Ojalá hace unos años hubiese conocido la auténtica belleza del cuerpo y su valor como reflejo del mismo Dios hecho hombre.
Durante cuatro años sufrí de anorexia, un trastorno de la conducta alimentaria. Se trata de una enfermedad mental que afecta directamente a la persona llevándola a transformarse por completo y ,como consecuencia de ello, a su cuerpo también.
En el transcurso de la enfermedad me fui consumiendo poco a poco. La insatisfacción que sentía hacia mi persona, mi forma de ser y mi cuerpo fue tal que necesité ayuda médica, psicológica y espiritual para poder hacer frente al calvario que tanto mi familia como yo estábamos viviendo.
Nos adentramos en cuatro años de profunda tristeza, miedo, desesperación, agonía. La anorexia se había apoderado de todo cuanto percibía como un “obstáculo” en mi camino. Llegaron las mentiras, el distanciamiento con mi familia y amigas, tirar o esconder la comida, hacer deporte a escondidas, llorar, desear desaparecer…
Fueron unos años de profundo dolor y sufrimiento en los cuáles mi único objetivo en la vida era: tener un cuerpo perfecto. Todo aquello que se entrometiera en mi camino era un obstáculo para alcanzar mi única y “valiosa” meta en la vida. Entre los muchos “obstáculos” que me encontré por el camino estaban mis padres y hermanos, mi familia, el equipo médico, mis amigas, las profesoras del colegio...y Dios.
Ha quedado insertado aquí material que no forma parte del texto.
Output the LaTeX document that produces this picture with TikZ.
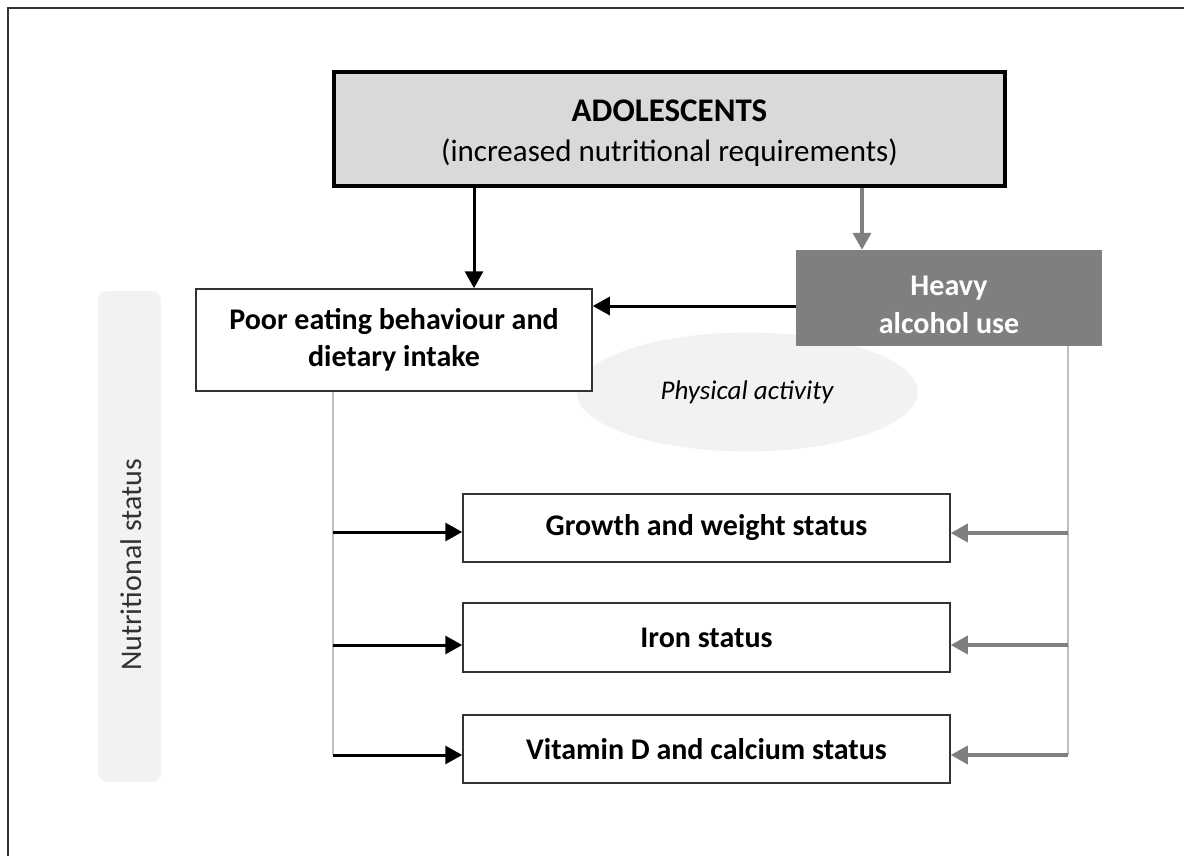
\documentclass[tikz,border=0pt]{standalone}
\usepackage{fontspec}
\setmainfont{Carlito}
\usepackage{xcolor}
\usepackage{tikz}
\usetikzlibrary{arrows.meta,positioning,shapes.geometric}
\definecolor{boxgray}{HTML}{D9D9D9}
\definecolor{alcgray}{HTML}{7F7F7F}
\definecolor{palegray}{HTML}{F2F2F2}
\definecolor{linegray}{HTML}{BFBFBF}
\definecolor{edgegray}{HTML}{333333}
\begin{document}
\begin{tikzpicture}[x=1pt,y=-1pt,
	box/.style={draw=edgegray,line width=1.5pt,fill=white,align=center,font=\fontsize{30}{37}\selectfont\bfseries,inner sep=0pt},
	blkarrow/.style={line width=3pt,-{Triangle[length=17pt,width=18pt]}},
	grayarrow/.style={alcgray,line width=3.5pt,-{Triangle[length=17pt,width=18pt]}},
	thinline/.style={linegray,line width=2pt}]
	\useasboundingbox (0,0) rectangle (1184,856);
	\draw[edgegray,line width=1.5pt] (8,856) -- (8,8) -- (1184,8);
	\node[draw=black,line width=4.5pt,fill=boxgray,minimum width=671pt,minimum height=114pt,align=center,inner sep=0pt,
		font=\fontsize{31}{40}\selectfont] (adol) at (669.5,129)
		{{\fontsize{33}{40}\selectfont\bfseries\rule{0pt}{29pt}ADOLESCENTS}\\(increased nutritional requirements)};
	\node[fill=palegray,rounded corners=9pt,minimum width=63pt,minimum height=491pt] (nutr) at (129.5,536.5) {};
	\node[rotate=90,text=edgegray,font=\fontsize{30}{34}\selectfont] (nutrtext) at (131,565) {Nutritional status};
	\node[ellipse,fill=palegray,minimum width=341pt,minimum height=119pt,inner sep=0pt] (phys) at (747,392)
		{\fontsize{27}{30}\selectfont\itshape Physical activity};
	\node[fill=alcgray,text=white,minimum width=306pt,minimum height=96pt,align=center,inner sep=0pt,font=\fontsize{30}{38}\selectfont\bfseries] (alc) at (949,298)
		{\rule{0pt}{34pt}Heavy\\alcohol use};
	\node[box,minimum width=396pt,minimum height=102pt] (eat) at (394,340) {Poor eating behaviour and\\dietary intake};
	\node[box,minimum width=487pt,minimum height=68pt] (growth) at (706.5,528) {Growth and weight status};
	\node[box,minimum width=487pt,minimum height=69pt] (iron) at (706.5,637.5) {Iron status};
	\node[box,minimum width=487pt,minimum height=68pt] (vitd) at (706.5,749) {Vitamin D and calcium status};
	\draw[blkarrow] (adol.south -| 474,0) -- (eat.north -| 474,0);
	\draw[grayarrow] (adol.south -| 862,0) -- (alc.north -| 862,0);
	\draw[blkarrow] (alc.west |- 0,306) -- (eat.east |- 0,306);
	\coordinate (lg) at (333,532);
	\coordinate (li) at (333,645);
	\coordinate (lv) at (333,755);
	\coordinate (rg) at (1068,533);
	\coordinate (ri) at (1068,645);
	\coordinate (rv) at (1068,755);
	\draw[thinline] (eat.south -| lg) -- (lv);
	\draw[thinline] (alc.south -| rg) -- (rv);
	\draw[blkarrow] (lg) -- (lg -| growth.west);
	\draw[blkarrow] (li) -- (li -| iron.west);
	\draw[blkarrow] (lv) -- (lv -| vitd.west);
	\draw[grayarrow] (rg) -- (rg -| growth.east);
	\draw[grayarrow] (ri) -- (ri -| iron.east);
	\draw[grayarrow] (rv) -- (rv -| vitd.east);
\end{tikzpicture}
\end{document}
Desde pequeña, Dios tuvo un papel principal en mi vida y en la de mi familia. Sin embargo, la llegada de la enfermedad supuso un punto y aparte en mi relación con Él. Como consecuencia de mi sufrimiento interno, me alejé del Señor. No entendía cómo un “Padre” podía permitir tanto dolor. ¿Por qué? ¿Por qué a nosotros? ¿Por qué después de todo esto debía dedicarle tiempo, alabarle o incluso agradecerle lo que me estaba sucediendo?
Pasó un tiempo hasta que por fin me fui recuperando de la anorexia y eso me permitió reconciliarme con Dios, con mi familia y conmigo misma. Gracias a la ayuda médica, de mi familia y de un acompañamiento espiritual dejé de asquearme de mí misma: comencé a valorarme y quererme más allá del físico o de mi talla de pantalón, recuperé la sonrisa, las ganas de vivir y logré entender que mi valor como persona, como hija de Dios, no se debe al aspecto de mi cuerpo.
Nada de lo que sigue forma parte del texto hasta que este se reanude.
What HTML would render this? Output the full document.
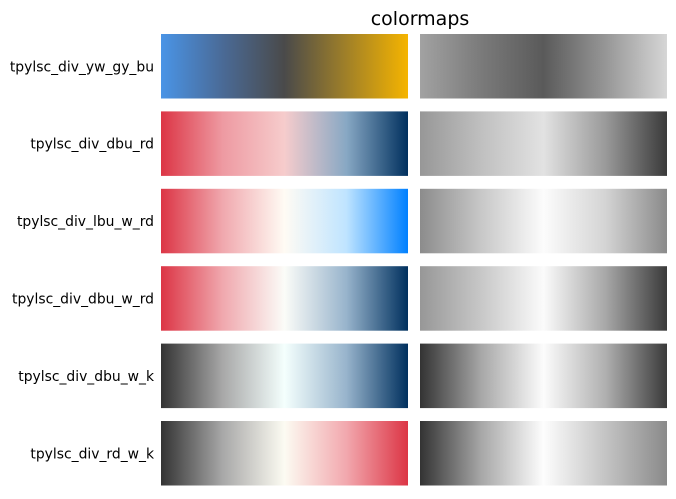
<!DOCTYPE html>
<html><head><meta charset="utf-8"><style>
body{margin:0;background:#fff;width:676px;height:495px;overflow:hidden;font-family:"DejaVu Sans","Liberation Sans",sans-serif}
</style></head><body>
<svg id="chart" width="676" height="495" xmlns="http://www.w3.org/2000/svg">
<defs id="defs"></defs>
<text x="420" y="25" font-size="19" font-family="DejaVu Sans, sans-serif" text-anchor="middle" fill="#000">colormaps</text>
</svg>
<script>
const names=["tpylsc_div_yw_gy_bu","tpylsc_div_dbu_rd","tpylsc_div_lbu_w_rd","tpylsc_div_dbu_w_rd","tpylsc_div_dbu_w_k","tpylsc_div_rd_w_k"];
const colorStops=[
 ["#4a94e6","#4a6a96","#4a4a4a","#a08028","#f5b400"],
 ["#dc3545","#ee9aa2","#f6cccc","#88a8c4","#00305e"],
 ["#dc3545","#f0a8ae","#fffbf4","#bfe4ff","#0080ff"],
 ["#dc3545","#f0a8ae","#fbfcf8","#98b4cc","#00305e"],
 ["#333333","#a8a8a8","#f4fffd","#98b4cc","#00305e"],
 ["#333333","#a8a8a8","#fcfbf2","#f2a8ae","#dc3545"]
];
const grayStops=[
 ["#a2a2a2","#7a7a7a","#5a5a5a","#969696","#d6d6d6"],
 ["#979797","#c0c0c0","#e2e2e2","#9a9a9a","#3a3a3a"],
 ["#8c8c8c","#c8c8c8","#fcfcfc","#d4d4d4","#8a8a8a"],
 ["#979797","#c8c8c8","#fbfbfb","#a8a8a8","#3a3a3a"],
 ["#333333","#a8a8a8","#fcfcfc","#b0b0b0","#3a3a3a"],
 ["#333333","#a8a8a8","#fdfdfd","#c4c4c4","#8a8a8a"]
];
const svg=document.getElementById('chart'),defs=document.getElementById('defs'),NS="http://www.w3.org/2000/svg";
const top0=34,rowStep=77.4,rowH=64.5,lx=161,rx=420,w=247;
function grad(id,stops){const g=document.createElementNS(NS,'linearGradient');g.setAttribute('id',id);
 stops.forEach((c,i)=>{const s=document.createElementNS(NS,'stop');s.setAttribute('offset',i/(stops.length-1));s.setAttribute('stop-color',c);g.appendChild(s);});defs.appendChild(g);}
names.forEach((n,i)=>{
 const y=top0+i*rowStep;
 grad('c'+i,colorStops[i]);grad('g'+i,grayStops[i]);
 const r1=document.createElementNS(NS,'rect');
 r1.setAttribute('x',lx);r1.setAttribute('y',y);r1.setAttribute('width',w);r1.setAttribute('height',rowH);r1.setAttribute('fill','url(#c'+i+')');
 
 
 svg.appendChild(r1);
 const r2=document.createElementNS(NS,'rect');
 r2.setAttribute('x',rx);r2.setAttribute('y',y);r2.setAttribute('width',w);r2.setAttribute('height',rowH);r2.setAttribute('fill','url(#g'+i+')');
 
 
 svg.appendChild(r2);
 const t=document.createElementNS(NS,'text');
 t.setAttribute('x',154);t.setAttribute('y',y+rowH/2+5);t.setAttribute('font-size','13.9');t.setAttribute('text-anchor','end');
 t.setAttribute('font-family','DejaVu Sans, sans-serif');
 t.textContent=n;
 
 
 svg.appendChild(t);
});
</script>
</body></html>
Durante este proceso de sanación he llegado a reconocer el amor que Dios me tiene desde toda la eternidad. Cada milímetro de mi cuerpo, de mi personalidad, de mi carácter, cada pelo de mi cabeza, es fruto de su Amor.
Gracias al peso de la cruz y el sufrimiento vivido, conocí y palpé el amor de Dios, el amor incalculable de mis padres, el valor de la amistad y la importancia de la familia. Estoy muy agradecida con Dios por lo vivido y aprendido.

Ideas clave
- El ser humano es la unidad de cuerpo y alma: por tanto, el cuerpo está también hecho a imagen y semejanza de Dios.
- Jesús, al encarnarse, es alma y cuerpo: por tanto, hoy hay un cuerpo humano en el seno de la Santísima Trinidad. ¿Te imaginas el valor que tiene?
- Nuestro cuerpo es templo del Espíritu Santo, porque Dios vive en toda alma en gracia. Por eso, tenemos una gran responsabilidad de cuidarlo.
- Los estereotipos y estándares de belleza cambian a través del tiempo: el amor auténtico de Dios por ti, así como eres, permanece para toda la eternidad.